Ia tidak menyangka ibunya terpaksa melepas kain batik halus simpanan untuk membiayai ongkos masuk kuliahnya di Fakultas Kedokteran Gigi Universitas Indonesia (UI) tahun 1981. Padahal Chairul yakin, kain batik itu adalah harta paling berharga yang kala itu dimiliki ibundanya.
”Di satu sisi, saya terpukul dan terharu mendengar hal itu. Namun, dari situlah saya bertekad tidak akan meminta uang lagi kepada ibu. Saya harus bisa memenuhi biaya kuliah sendiri,” kata Chairul.
Kompleks bisnis terpadu itu akan dibuka Presiden Susilo Bambang Yudhoyono dan duta besar sejumlah negara. Ia mendedikasikan acara ini untuk perjuangan ibunya, Halimah, yang telah menjadi sosok penyemangat hidupnya hingga kini.
Batik halus yang mirip dengan milik ibunya dulu, akan dijadikan suvenir utama bagi para undangan.
Buku praktikum
Titik balik kemandiriannya dimulai saat Chairul melihat peluang usaha pembuatan buku praktikum kuliah.
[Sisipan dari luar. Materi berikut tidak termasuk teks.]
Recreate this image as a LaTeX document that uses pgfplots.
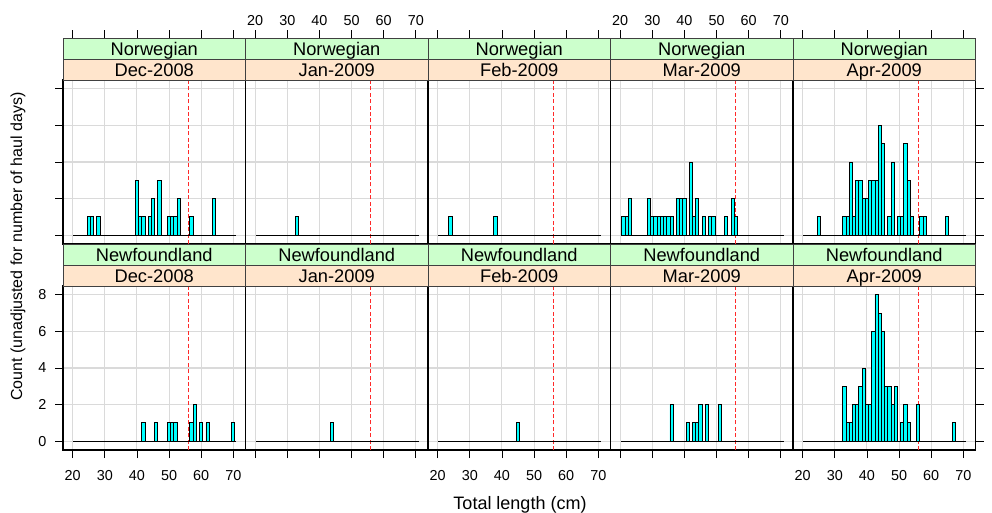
\documentclass[border=0pt]{standalone}
\usepackage{pgfplots}
\pgfplotsset{compat=1.18}
\usepackage{fontspec}
\setmainfont{Liberation Sans}

\definecolor{stripgreen}{HTML}{CCFFCC}
\definecolor{strippeach}{HTML}{FFE5CC}
\definecolor{barcyan}{HTML}{00FFFF}
\definecolor{gridgray}{HTML}{DADADA}
\definecolor{refred}{HTML}{FF2A2A}

% 1px = 0.75pt ; panel 182.5px x 164px
\pgfplotsset{
  panel/.style={
    scale only axis, width=136.875pt, height=123pt, anchor=north west,
    xmin=17, xmax=73.8, ymin=-0.48, ymax=8.48,
    xtick={20,30,...,70}, ytick={0,2,...,8},
    xticklabels={}, yticklabels={},
    grid=major, major grid style={draw=gridgray, line width=0.8pt},
    tick align=outside, major tick length=6pt,
    every tick/.style={black, line width=0.6pt},
    axis line style={black, line width=0.8pt},
    tick label style={font=\fontsize{10.8}{12}\selectfont},
    xticklabel style={yshift=-6pt},
    yticklabel style={xshift=-3pt},
    /pgf/number format/assume math mode=true,
    xtick pos=lower, ytick pos=left,
  },
  toprow/.style={x tick style={draw=none}},
  midcol/.style={y tick style={draw=none}},
  rightcol/.style={ytick pos=right},
  xlab/.style={xticklabels={20,30,40,50,60,70}},
  ticktop/.style={
    scale only axis, width=136.875pt, height=31.5pt, anchor=north west,
    xmin=17, xmax=73.8, ymin=0, ymax=1,
    xtick={20,30,...,70}, ytick=\empty, xticklabels={},
    axis line style={draw=none}, tick align=outside, major tick length=6pt,
    every tick/.style={black, line width=0.6pt},
    xtick pos=upper, xticklabel pos=upper,
    tick label style={font=\fontsize{10.8}{12}\selectfont},
    /pgf/number format/assume math mode=true,
  },
  hist/.style={ybar, bar width=1, bar shift=0, fill=barcyan, draw=black, line width=0.65pt},
  base/.style={black, line width=0.9pt},
  refline/.style={refred, dash pattern=on 3pt off 1.8pt, line width=0.9pt},
}

\newcommand{\strips}[3]{%
  \draw[fill=strippeach, draw=black!75, line width=0.6pt] (#1.north west) rectangle ([yshift=15.75pt]#1.north east);
  \node[anchor=base, inner sep=0pt, font=\fontsize{13.7}{14}\selectfont] at ([yshift=3pt]#1.north) {#3};
  \draw[fill=stripgreen, draw=black!75, line width=0.6pt] ([yshift=15.75pt]#1.north west) rectangle ([yshift=31.5pt]#1.north east);
  \node[anchor=base, inner sep=0pt, font=\fontsize{13.7}{14}\selectfont] at ([yshift=18.75pt]#1.north) {#2};
}

\begin{document}
\begin{tikzpicture}
\useasboundingbox (0,0) rectangle (744pt,-384pt);

% ---------- top tick rows ----------
\begin{axis}[ticktop, at={(47.25pt,-28.5pt)}] \end{axis}
\begin{axis}[ticktop, at={(184.125pt,-28.5pt)}, xlab] \end{axis}
\begin{axis}[ticktop, at={(321pt,-28.5pt)}] \end{axis}
\begin{axis}[ticktop, at={(457.875pt,-28.5pt)}, xlab] \end{axis}
\begin{axis}[ticktop, at={(594.75pt,-28.5pt)}] \end{axis}

% ---------- Norwegian ----------
\begin{axis}[panel, toprow, name=n1, at={(47.25pt,-60pt)}]
\addplot[refline] coordinates {(56,-0.48) (56,8.48)};
\addplot[base] coordinates {(20.2,0) (70.9,0)};
\addplot[hist] coordinates {(25,1)(26,1)(28,1)(40,3)(41,1)(42,1)(44,1)(45,2)(47,3)(50,1)(51,1)(52,1)(53,2)(57,1)(64,2)};
\end{axis}
\begin{axis}[panel, toprow, midcol, name=n2, at={(184.125pt,-60pt)}]
\addplot[refline] coordinates {(56,-0.48) (56,8.48)};
\addplot[base] coordinates {(20.2,0) (70.9,0)};
\addplot[hist] coordinates {(33,1)};
\end{axis}
\begin{axis}[panel, toprow, midcol, name=n3, at={(321pt,-60pt)}]
\addplot[refline] coordinates {(56,-0.48) (56,8.48)};
\addplot[base] coordinates {(20.2,0) (70.9,0)};
\addplot[hist] coordinates {(24,1)(38,1)};
\end{axis}
\begin{axis}[panel, toprow, midcol, name=n4, at={(457.875pt,-60pt)}]
\addplot[refline] coordinates {(56,-0.48) (56,8.48)};
\addplot[base] coordinates {(20.2,0) (70.9,0)};
\addplot[hist] coordinates {(21,1)(22,1)(23,2)(29,2)(30,1)(31,1)(32,1)(33,1)(34,1)(35,1)(36,1)(38,2)(39,2)(40,2)(42,4)(43,1)(44,2)(46,1)(48,1)(49,1)(53,1)(55,2)(56,1)};
\end{axis}
\begin{axis}[panel, toprow, rightcol, name=n5, at={(594.75pt,-60pt)}]
\addplot[refline] coordinates {(56,-0.48) (56,8.48)};
\addplot[base] coordinates {(20.2,0) (70.9,0)};
\addplot[hist] coordinates {(25,1)(33,1)(34,1)(35,4)(36,1)(37,3)(38,3)(39,2)(40,2)(41,3)(42,3)(43,3)(44,6)(45,5)(47,1)(48,4)(50,1)(51,1)(52,5)(53,3)(54,1)(57,1)(58,1)(65,1)};
\end{axis}

% ---------- Newfoundland ----------
\begin{axis}[panel, xlab, yticklabels={0,2,4,6,8}, name=f1, at={(47.25pt,-214.5pt)}]
\addplot[refline] coordinates {(56,-0.48) (56,8.48)};
\addplot[base] coordinates {(20.2,0) (70.9,0)};
\addplot[hist] coordinates {(42,1)(46,1)(50,1)(51,1)(52,1)(57,1)(58,2)(60,1)(62,1)(70,1)};
\end{axis}
\begin{axis}[panel, midcol, name=f2, at={(184.125pt,-214.5pt)}]
\addplot[refline] coordinates {(56,-0.48) (56,8.48)};
\addplot[base] coordinates {(20.2,0) (70.9,0)};
\addplot[hist] coordinates {(44,1)};
\end{axis}
\begin{axis}[panel, midcol, xlab, name=f3, at={(321pt,-214.5pt)}]
\addplot[refline] coordinates {(56,-0.48) (56,8.48)};
\addplot[base] coordinates {(20.2,0) (70.9,0)};
\addplot[hist] coordinates {(45,1)};
\end{axis}
\begin{axis}[panel, midcol, name=f4, at={(457.875pt,-214.5pt)}]
\addplot[refline] coordinates {(56,-0.48) (56,8.48)};
\addplot[base] coordinates {(20.2,0) (70.9,0)};
\addplot[hist] coordinates {(36,2)(41,1)(43,1)(44,1)(45,2)(47,2)(51,2)};
\end{axis}
\begin{axis}[panel, rightcol, xlab, name=f5, at={(594.75pt,-214.5pt)}]
\addplot[refline] coordinates {(56,-0.48) (56,8.48)};
\addplot[base] coordinates {(20.2,0) (70.9,0)};
\addplot[hist] coordinates {(33,3)(34,1)(35,1)(36,2)(37,2)(38,3)(39,4)(40,2)(41,2)(42,6)(43,8)(44,7)(45,6)(46,3)(47,3)(48,2)(49,3)(51,1)(52,2)(53,1)(56,2)(67,1)};
\end{axis}

\strips{n1}{Norwegian}{Dec-2008}
\strips{n2}{Norwegian}{Jan-2009}
\strips{n3}{Norwegian}{Feb-2009}
\strips{n4}{Norwegian}{Mar-2009}
\strips{n5}{Norwegian}{Apr-2009}
\strips{f1}{Newfoundland}{Dec-2008}
\strips{f2}{Newfoundland}{Jan-2009}
\strips{f3}{Newfoundland}{Feb-2009}
\strips{f4}{Newfoundland}{Mar-2009}
\strips{f5}{Newfoundland}{Apr-2009}

\node[rotate=90, font=\fontsize{12}{13}\selectfont] at (13.5pt,-185pt) {Count (unadjusted for number of haul days)};
\node[font=\fontsize{13.5}{14}\selectfont] at (390pt,-378.5pt) {Total length (cm)};
\end{tikzpicture}
\end{document}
Ia menjual cetakan buku praktikum dengan harga lebih murah dibandingkan dengan di kios fotokopi yang ada di sekitar Kampus UI.
Ia bekerja sama dengan usaha percetakan milik kerabat salah seorang temannya. Beruntung, usaha pertamanya ini dilakukan tanpa modal karena pemilik percetakan tak mengharapkan uang muka. ”Keuntungan pertama saya Rp 15.000, dan terhitung besar pada zaman itu. Namun, pengalaman yang paling berharga adalah saat belajar soal jaringan dan kepercayaan,” cerita Chairul Tanjung.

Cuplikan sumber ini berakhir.